The decision to not indict Officer Darren Wilson, the police officer who shot and killed unarmed teen Michael Brown in Ferguson, Mo, has led to a lot of public unrest and deep disappointment, particularly within the African-American community where there have been at least four shooting deaths nationally of unarmed teens in the last three years, in which all of the victims have been black and the shooters were white, and none of the shooters were charged with a crime.
In New York City, tensions also are high, as the relationship between police and communities of color grows ever more strained, following the deaths of Eric Garner in July on Staten Island and, just last week, Akai Gurley, an unarmed black man shot by police at a housing project in Brownsville.
Elected officials representing districts across Central Brooklyn weigh in on the situation and how the public, police authorities and government officials should respond, moving forward.

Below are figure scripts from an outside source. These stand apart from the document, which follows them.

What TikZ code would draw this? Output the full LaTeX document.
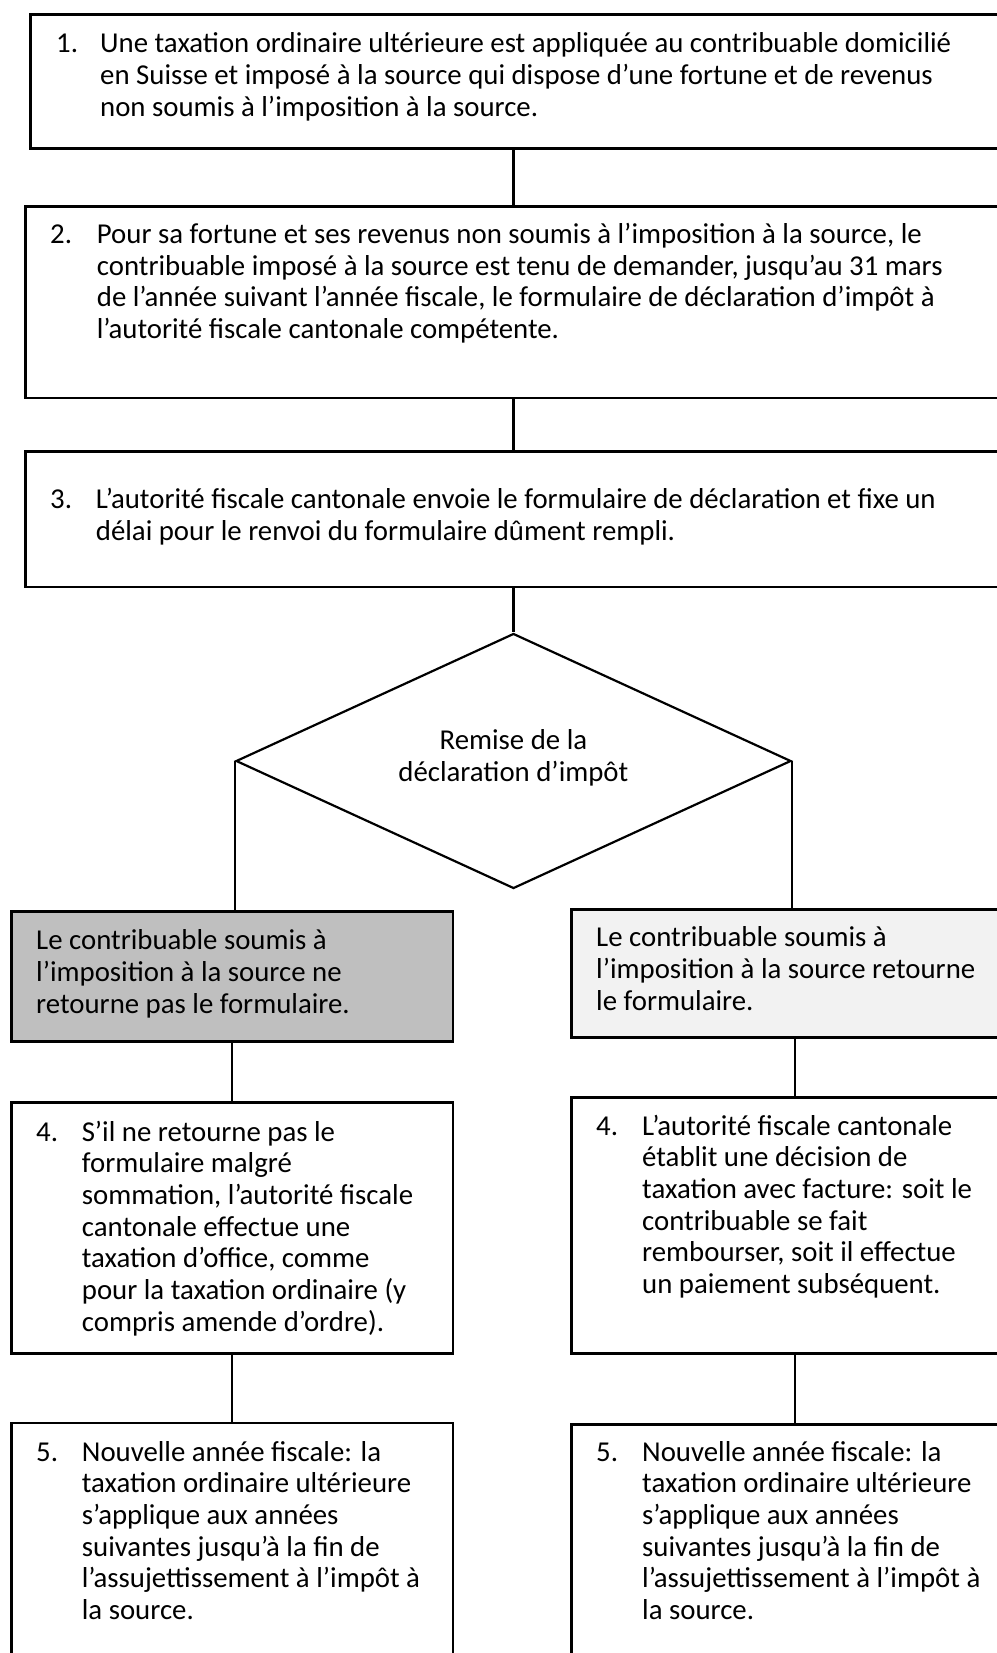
\documentclass[tikz,border=0pt]{standalone}
\usepackage{fontspec}
\setmainfont{Carlito}
\usetikzlibrary{shapes.geometric}
\definecolor{graybox}{HTML}{BFBFBF}
\definecolor{lightbox}{HTML}{F2F2F2}
\begin{document}
\begin{tikzpicture}[x=1pt,y=-1pt,
  box/.style={draw, line width=2.7pt, rectangle, inner sep=0pt, anchor=north west},
  conn/.style={line width=2.2pt},
  txt/.style={anchor=base west, inner sep=0pt, align=left, font=\fontsize{28.8}{31.7}\selectfont},
  ctxt/.style={anchor=base, inner sep=0pt, align=center, font=\fontsize{28.8}{31.7}\selectfont}]
\useasboundingbox (0,0) rectangle (996,1653);

% boxes
\node[box, minimum width=1000pt, minimum height=134pt] (b1) at (29.3,13.5) {};
\node[box, minimum width=1000pt, minimum height=191pt] (b2) at (24.3,205.5) {};
\node[box, minimum width=1000pt, minimum height=135.5pt] (b3) at (24.3,450) {};
\node[draw, shape=diamond, line width=2.2pt, inner sep=0pt, aspect=2.176,
      minimum width=555pt, minimum height=255pt] (dia) at (513.5,761) {};
\node[box, fill=graybox, minimum width=441.7pt, minimum height=130pt] (gl) at (10,910) {};
\node[box, fill=lightbox, minimum width=447.4pt, minimum height=127.7pt] (gr) at (570.3,908.3) {};
\node[box, minimum width=441.7pt, minimum height=251pt] (b4l) at (10,1101) {};
\node[box, minimum width=447.4pt, minimum height=256pt] (b4r) at (570.3,1096) {};
\node[box, minimum width=441.7pt, minimum height=300pt] (b5l) at (10,1421.7) {};
\node[box, minimum width=447.4pt, minimum height=300pt] (b5r) at (570.3,1423) {};

% connectors
\draw[conn] (b1.south -| dia.north) -- (b2.north -| dia.north);
\draw[conn] (b2.south -| dia.north) -- (b3.north -| dia.north);
\draw[conn] (b3.south -| dia.north) -- (dia.north);
\draw[conn] (dia.west) -- (dia.west |- gl.north);
\draw[conn] (dia.east) -- (dia.east |- gr.north);
\draw[conn] (gl.south) -- (b4l.north);
\draw[conn] (b4l.south) -- (b5l.north);
\draw[conn] (gr.south) -- (b4r.north);
\draw[conn] (b4r.south) -- (b5r.north);

% texts (multi-line nodes are anchored at the baseline of their last line)
\node[txt] (n1) at (56,53) {1.};
\node[txt] (t1) at (100,116.4) {Une taxation ordinaire ultérieure est appliquée au contribuable domicilié\\en Suisse et imposé à la source qui dispose d’une fortune et de revenus\\non soumis à l’imposition à la source.};
\node[txt] (n2) at (50,243.3) {2.};
\node[txt] (t2) at (96.7,338.4) {Pour sa fortune et ses revenus non soumis à l’imposition à la source, le\\contribuable imposé à la source est tenu de demander, jusqu’au 31 mars\\de l’année suivant l’année fiscale, le formulaire de déclaration d’impôt à\\l’autorité fiscale cantonale compétente.};
\node[txt] (n3) at (50,508.3) {3.};
\node[txt] (t3) at (95.7,540) {L’autorité fiscale cantonale envoie le formulaire de déclaration et fixe un\\délai pour le renvoi du formulaire dûment rempli.};
\node[ctxt] (td) at (513.4,781.4) {Remise de la\\déclaration d’impôt};
\node[txt] (tgl) at (36,1013.1) {Le contribuable soumis à\\l’imposition à la source ne\\retourne pas le formulaire.};
\node[txt] (tgr) at (596,1010.1) {Le contribuable soumis à\\l’imposition à la source retourne\\le formulaire.};
\node[txt] (n4l) at (36,1141) {4.};
\node[txt] (t4l) at (81.7,1331.2) {S’il ne retourne pas le\\formulaire malgré\\sommation, l’autorité fiscale\\cantonale effectue une\\taxation d’office, comme\\pour la taxation ordinaire (y\\compris amende d’ordre).};
\node[txt] (n4r) at (596,1135) {4.};
\node[txt] (t4r) at (642,1293.5) {L’autorité fiscale cantonale\\établit une décision de\\taxation avec facture: soit le\\contribuable se fait\\rembourser, soit il effectue\\un paiement subséquent.};
\node[txt] (n5l) at (36,1461) {5.};
\node[txt] (t5l) at (81.7,1619.5) {Nouvelle année fiscale: la\\taxation ordinaire ultérieure\\s’applique aux années\\suivantes jusqu’à la fin de\\l’assujettissement à l’impôt à\\la source.};
\node[txt] (n5r) at (596,1461) {5.};
\node[txt] (t5r) at (642,1619.5) {Nouvelle année fiscale: la\\taxation ordinaire ultérieure\\s’applique aux années\\suivantes jusqu’à la fin de\\l’assujettissement à l’impôt à\\la source.};
\end{tikzpicture}
\end{document}
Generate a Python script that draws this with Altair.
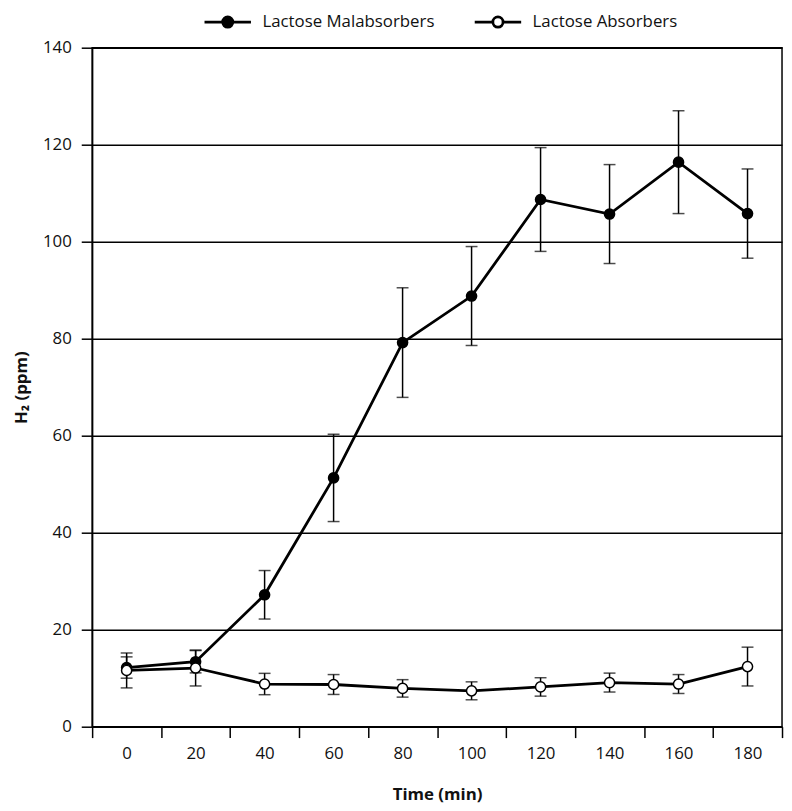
import altair as alt
import pandas as pd

times = [0, 20, 40, 60, 80, 100, 120, 140, 160, 180]
mal_mean = [12.2, 13.4, 27.2, 51.3, 79.2, 88.8, 108.7, 105.7, 116.4, 105.8]
mal_err = [2.2, 2.3, 5.0, 9.0, 11.3, 10.2, 10.7, 10.2, 10.6, 9.2]
abs_mean = [11.6, 12.1, 8.8, 8.7, 7.9, 7.4, 8.2, 9.1, 8.8, 12.4]
abs_err = [3.6, 3.7, 2.2, 2.05, 1.8, 1.85, 1.9, 1.95, 1.95, 4.0]
series = ["Lactose Malabsorbers", "Lactose Absorbers"]

rows = []
for s, means, errs in [(series[0], mal_mean, mal_err), (series[1], abs_mean, abs_err)]:
    for t, m, e in zip(times, means, errs):
        rows.append({"time": t, "series": s, "mean": m, "lo": m - e, "hi": m + e})
df = pd.DataFrame(rows)

FONT = "Open Sans"
x_enc = alt.X(
    "time:O",
    scale=alt.Scale(type="band", paddingInner=0, paddingOuter=0),
    axis=alt.Axis(
        title="Time (min)", labelAngle=0, tickBand="extent", tickSize=11,
        tickColor="black", tickWidth=1.5, domainColor="black", domainWidth=1.5,
        labelPadding=8, labelFontSize=17, labelFont=FONT, labelColor="#111111",
        titleFont=FONT, titleFontSize=17, titleFontWeight="bold", titleColor="#111111",
        titleY=69, titleBaseline="middle", grid=False,
    ),
)
y_scale = alt.Scale(domain=[0, 140], nice=False, zero=True)
y_axis = alt.Axis(
    title="H₂ (ppm)", values=list(range(0, 141, 20)), tickSize=11,
    tickColor="black", tickWidth=1.5, domainColor="black", domainWidth=1.5,
    labelPadding=10, labelFontSize=17, labelFont=FONT, labelColor="#111111",
    titleFont=FONT, titleFontSize=17, titleFontWeight="bold", titleColor="#111111",
    titleAngle=270, titleX=-71, titleY=343, titleAlign="center", titleBaseline="middle",
    grid=True, gridColor="black", gridWidth=1.5, gridOpacity=1,
)

base = alt.Chart(df)

rules = base.mark_rule(color="black", strokeWidth=1.5).encode(
    x=x_enc, y=alt.Y("lo:Q", scale=y_scale, axis=y_axis), y2="hi:Q", detail="series:N"
)
caps_hi = base.mark_tick(color="black", orient="horizontal", size=12, thickness=1.5).encode(
    x=x_enc, y=alt.Y("hi:Q", scale=y_scale), detail="series:N"
)
caps_lo = base.mark_tick(color="black", orient="horizontal", size=12, thickness=1.5).encode(
    x=x_enc, y=alt.Y("lo:Q", scale=y_scale), detail="series:N"
)
lines = base.mark_line(color="black", strokeWidth=2.8).encode(
    x=x_enc, y=alt.Y("mean:Q", scale=y_scale), detail="series:N"
)
legend_path = "M-1,0L-0.22,0M0.22,0A0.22,0.22 0 1,1 -0.22,0A0.22,0.22 0 1,1 0.22,0M0.22,0L1,0"
points = base.mark_point(filled=True, size=105, stroke="black", strokeWidth=1.5, opacity=1).encode(
    x=x_enc,
    y=alt.Y("mean:Q", scale=y_scale),
    fill=alt.Fill(
        "series:N",
        scale=alt.Scale(domain=series, range=["black", "white"]),
        legend=alt.Legend(
            title=None, orient="none", direction="horizontal", legendX=112, legendY=-51,
            symbolType=legend_path, symbolSize=2200, symbolStrokeColor="black",
            symbolStrokeWidth=2.8, labelFont=FONT, labelFontSize=17, labelColor="#111111",
            labelOffset=10, columnPadding=34, labelLimit=400,
        ),
    ),
    order=alt.Order("mean:Q", sort="descending"),
)

chart = alt.layer(rules, caps_hi, caps_lo, lines, points).properties(
    width=697, height=686,
    autosize=alt.AutoSizeParams(type="none"),
    padding={"left": 85, "top": 36, "right": 2, "bottom": 76},
).configure_view(stroke="black", strokeWidth=1.5)

chart.save("out.html", embed_options={"renderer": "svg", "actions": False})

Rep. Hakeem Jeffries, a member of the House Judiciary Committee representing Brooklyn’s 8th District, said, from Ferguson to Brooklyn, the zip codes may be different but the issue of police officers shooting young, unarmed African-American men without justification is exactly the same, and it is time for the federal government to step in:
“Throughout this country, we need a dramatic change in the manner that law enforcement authorities engage communities of color,” said Jeffries. “The failure of the grand jury to indict Officer Darren Wilson is a miscarriage of justice. But justice delayed is not justice denied. We now need the federal civil rights investigation to take center stage, and do the right thing for the family of Michael Brown.”
Brooklyn Borough President and former police officer Eric Adams said in light of these cases and New York City’s most recent cases, it’s time for the NYPD to usher in real reform.
“Diversifying our police department and making sure we have a strong civilian complaint review board,” Adams told WNYC. He added, rookies should not be “vertically patrolling” public housing projects. “And to push the conversation forward on body cameras, you know it’s now time to have police officers married with technology and ensure that we can see what takes place on the street as officers are patrolling.”
City Councilmember Robert Cornegy said he’s focused on organizing something bigger for the community than just a response. He said he’s arranging a meeting of educators, lawyers and business owners to discuss potential community actions that leverage the community’s buying power.
“When the community comes together to discuss this issue and others like it, I don’t want people to walk away feeling worst than when they came,” said Cornegy. “How can I say don’t worry, my people without providing them a clear concise course of action that will add value? We have a responsibility as leaders to come up with a response that puts on a better path than where we are now. And that’s what I’m working on now.”